For a long time, the common wisdom was that game consoles would usurp PC gaming, leaving it a niche hobby, ignored by the greater gaming community. And indeed, for a long time consoles were the most popular way to play mainstream games. But recently, especially since the release of the current generation of consoles, the very opposite seems to be coming true. PC gaming has been expanding while consoles falter.
Looking forward to the next Xbox and PlayStation consoles, analysts are predicting $900 as the low end of possible pricing–and that number is seeming more and more optimistic. That’s a lot of money to spend for a dedicated machine that, for most console owners, is just used for playing Call of Duty or the latest football game. Consoles are becoming too expensive for all but the most dedicated gamers to justify–especially when gamers in their teens and early 20s have grown up in a world where a console is no longer needed to play the vast majority of games.

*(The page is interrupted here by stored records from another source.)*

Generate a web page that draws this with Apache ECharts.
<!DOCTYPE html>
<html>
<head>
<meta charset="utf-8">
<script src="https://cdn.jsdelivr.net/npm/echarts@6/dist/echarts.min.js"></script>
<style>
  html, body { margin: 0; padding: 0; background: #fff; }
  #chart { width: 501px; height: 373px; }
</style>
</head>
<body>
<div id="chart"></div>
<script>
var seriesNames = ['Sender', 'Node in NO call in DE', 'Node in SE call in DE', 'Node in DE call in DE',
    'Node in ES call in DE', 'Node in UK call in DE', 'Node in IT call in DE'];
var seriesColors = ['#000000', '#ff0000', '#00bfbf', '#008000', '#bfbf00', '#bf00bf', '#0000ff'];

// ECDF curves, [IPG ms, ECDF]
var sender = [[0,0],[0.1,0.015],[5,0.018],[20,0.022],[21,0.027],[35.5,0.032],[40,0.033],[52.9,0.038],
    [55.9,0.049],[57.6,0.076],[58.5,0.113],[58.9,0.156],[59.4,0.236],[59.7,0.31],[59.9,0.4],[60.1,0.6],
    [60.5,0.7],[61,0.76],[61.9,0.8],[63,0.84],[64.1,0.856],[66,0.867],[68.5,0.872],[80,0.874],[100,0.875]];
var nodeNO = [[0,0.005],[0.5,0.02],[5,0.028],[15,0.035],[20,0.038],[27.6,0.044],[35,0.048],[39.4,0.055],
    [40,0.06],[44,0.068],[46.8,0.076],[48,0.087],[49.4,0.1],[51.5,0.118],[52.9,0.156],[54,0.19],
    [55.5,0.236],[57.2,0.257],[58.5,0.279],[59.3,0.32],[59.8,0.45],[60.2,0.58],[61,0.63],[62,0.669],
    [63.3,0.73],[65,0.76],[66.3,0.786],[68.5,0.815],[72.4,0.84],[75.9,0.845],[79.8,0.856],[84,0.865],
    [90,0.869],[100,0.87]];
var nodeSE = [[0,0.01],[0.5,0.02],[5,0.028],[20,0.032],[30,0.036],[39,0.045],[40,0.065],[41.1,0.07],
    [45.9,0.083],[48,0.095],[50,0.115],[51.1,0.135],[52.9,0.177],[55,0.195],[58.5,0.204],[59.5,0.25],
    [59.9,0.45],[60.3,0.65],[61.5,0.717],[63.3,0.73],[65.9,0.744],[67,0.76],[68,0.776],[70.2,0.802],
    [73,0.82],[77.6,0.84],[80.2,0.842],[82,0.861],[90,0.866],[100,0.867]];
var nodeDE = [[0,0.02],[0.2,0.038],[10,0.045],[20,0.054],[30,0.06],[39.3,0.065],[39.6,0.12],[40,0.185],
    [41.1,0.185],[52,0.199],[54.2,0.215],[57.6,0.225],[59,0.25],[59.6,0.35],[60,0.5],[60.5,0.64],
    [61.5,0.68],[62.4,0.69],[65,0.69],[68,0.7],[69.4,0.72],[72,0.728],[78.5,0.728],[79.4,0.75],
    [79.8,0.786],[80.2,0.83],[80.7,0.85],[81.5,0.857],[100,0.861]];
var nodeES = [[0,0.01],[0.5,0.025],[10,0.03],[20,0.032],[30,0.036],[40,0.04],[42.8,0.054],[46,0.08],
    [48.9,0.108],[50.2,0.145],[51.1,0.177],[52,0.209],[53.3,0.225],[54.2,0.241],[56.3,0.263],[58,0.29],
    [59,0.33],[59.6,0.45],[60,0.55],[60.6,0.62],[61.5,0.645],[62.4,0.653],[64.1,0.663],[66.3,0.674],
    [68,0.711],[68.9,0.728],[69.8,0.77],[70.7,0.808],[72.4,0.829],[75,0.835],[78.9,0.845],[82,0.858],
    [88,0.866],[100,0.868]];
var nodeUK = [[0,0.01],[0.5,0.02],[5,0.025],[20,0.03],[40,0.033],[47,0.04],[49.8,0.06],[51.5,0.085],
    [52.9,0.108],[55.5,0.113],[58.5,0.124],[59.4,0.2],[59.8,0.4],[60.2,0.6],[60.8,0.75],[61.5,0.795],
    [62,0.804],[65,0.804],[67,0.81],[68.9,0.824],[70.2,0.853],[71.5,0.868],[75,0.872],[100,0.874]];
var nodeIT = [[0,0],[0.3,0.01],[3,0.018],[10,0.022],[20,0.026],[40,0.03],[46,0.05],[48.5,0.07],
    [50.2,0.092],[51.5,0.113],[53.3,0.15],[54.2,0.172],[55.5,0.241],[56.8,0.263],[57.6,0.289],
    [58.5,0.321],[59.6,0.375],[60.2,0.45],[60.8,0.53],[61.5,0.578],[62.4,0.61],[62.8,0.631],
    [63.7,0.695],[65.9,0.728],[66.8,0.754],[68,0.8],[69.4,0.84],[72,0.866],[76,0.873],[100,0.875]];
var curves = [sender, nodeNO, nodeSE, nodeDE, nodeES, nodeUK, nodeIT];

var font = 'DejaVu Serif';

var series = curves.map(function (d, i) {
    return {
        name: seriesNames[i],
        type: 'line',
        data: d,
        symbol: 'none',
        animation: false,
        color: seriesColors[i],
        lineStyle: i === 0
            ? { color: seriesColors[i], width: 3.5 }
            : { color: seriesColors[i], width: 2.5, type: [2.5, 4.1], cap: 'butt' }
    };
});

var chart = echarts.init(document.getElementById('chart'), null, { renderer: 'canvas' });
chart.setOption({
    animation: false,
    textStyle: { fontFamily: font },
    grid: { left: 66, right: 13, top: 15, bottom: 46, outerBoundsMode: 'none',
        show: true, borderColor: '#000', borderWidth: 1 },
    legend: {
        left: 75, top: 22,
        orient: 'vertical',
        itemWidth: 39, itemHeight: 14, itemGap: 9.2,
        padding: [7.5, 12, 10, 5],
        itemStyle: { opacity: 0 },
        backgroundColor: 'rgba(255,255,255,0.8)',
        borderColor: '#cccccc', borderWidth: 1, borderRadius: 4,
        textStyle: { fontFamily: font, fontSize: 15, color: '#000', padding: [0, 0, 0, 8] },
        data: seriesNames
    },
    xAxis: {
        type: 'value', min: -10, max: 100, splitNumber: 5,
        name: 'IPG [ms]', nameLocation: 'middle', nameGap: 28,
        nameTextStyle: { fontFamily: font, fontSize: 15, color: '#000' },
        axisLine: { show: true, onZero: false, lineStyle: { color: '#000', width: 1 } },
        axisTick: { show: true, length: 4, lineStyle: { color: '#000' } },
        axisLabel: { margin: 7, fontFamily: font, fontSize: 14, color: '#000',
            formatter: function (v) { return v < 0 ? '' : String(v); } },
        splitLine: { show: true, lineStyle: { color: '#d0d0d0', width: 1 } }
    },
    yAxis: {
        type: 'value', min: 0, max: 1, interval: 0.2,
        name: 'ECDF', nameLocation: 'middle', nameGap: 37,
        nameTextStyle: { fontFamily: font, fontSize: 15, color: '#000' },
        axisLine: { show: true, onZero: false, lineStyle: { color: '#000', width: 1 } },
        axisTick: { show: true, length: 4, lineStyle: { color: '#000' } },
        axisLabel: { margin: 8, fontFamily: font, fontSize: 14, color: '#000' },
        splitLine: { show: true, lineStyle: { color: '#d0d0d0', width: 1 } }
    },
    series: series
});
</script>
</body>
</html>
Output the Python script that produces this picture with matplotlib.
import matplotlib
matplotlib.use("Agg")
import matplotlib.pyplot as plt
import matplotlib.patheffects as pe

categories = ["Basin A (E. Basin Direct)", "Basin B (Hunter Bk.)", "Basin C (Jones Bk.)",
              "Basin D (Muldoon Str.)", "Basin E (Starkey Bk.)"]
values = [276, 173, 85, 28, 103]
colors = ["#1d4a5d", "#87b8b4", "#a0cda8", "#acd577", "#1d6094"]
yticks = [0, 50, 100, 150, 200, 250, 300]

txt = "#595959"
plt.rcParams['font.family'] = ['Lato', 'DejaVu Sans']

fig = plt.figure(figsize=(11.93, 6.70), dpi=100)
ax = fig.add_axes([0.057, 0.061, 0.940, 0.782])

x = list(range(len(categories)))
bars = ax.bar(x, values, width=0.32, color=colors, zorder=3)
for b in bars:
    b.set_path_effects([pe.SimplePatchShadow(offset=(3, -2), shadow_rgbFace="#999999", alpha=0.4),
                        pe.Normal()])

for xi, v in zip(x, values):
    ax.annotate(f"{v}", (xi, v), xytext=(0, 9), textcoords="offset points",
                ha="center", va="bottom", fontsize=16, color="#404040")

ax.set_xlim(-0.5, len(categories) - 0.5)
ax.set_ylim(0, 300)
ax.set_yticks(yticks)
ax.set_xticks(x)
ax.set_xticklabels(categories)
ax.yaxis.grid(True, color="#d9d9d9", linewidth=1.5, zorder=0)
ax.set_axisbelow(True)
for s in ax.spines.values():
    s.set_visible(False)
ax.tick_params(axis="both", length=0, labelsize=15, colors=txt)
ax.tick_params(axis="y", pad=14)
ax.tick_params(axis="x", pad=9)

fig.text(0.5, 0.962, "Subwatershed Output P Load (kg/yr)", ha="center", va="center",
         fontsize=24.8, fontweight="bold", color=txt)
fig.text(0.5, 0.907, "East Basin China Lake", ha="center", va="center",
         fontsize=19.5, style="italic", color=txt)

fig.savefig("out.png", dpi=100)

Within any given tier of gaming hardware*, the main advantage of consoles is not price, but simplicity: They’re convenient and easy. They consume very little extra space (no dedicated monitor/speakers/keyboard/mouse) and require practically no technical knowledge or setup/tuning/troubleshooting effort.
But PC gamers get value for their efforts. The vastly larger pool of games and greater variety in hardware options are part of that value, but there is also the total cost of ownership: PC games tend to go on sale for lower prices, and hardware upgrades can be done incrementally (ship of theseus style). Over the course of 10 years or so, that translates to either more fun or more money left to spend on other things.
Perhaps this decade’s painful rise in hardware costs is making more people willing to put in a bit of effort in exchange for a gaming PC’s better long-term value compared to a console.
*(I mention hardware tiers because it doesn’t make sense to compare a Nintendo Wii to a high-end Radeon or GeForce PC, of course.)
don’t forget that PC doesn’t charge you a subscription to play online
*doesn’t charge you an extra subscription to be able to play games online. obviously games themselves may make their own choice on whether to charge you to play them online.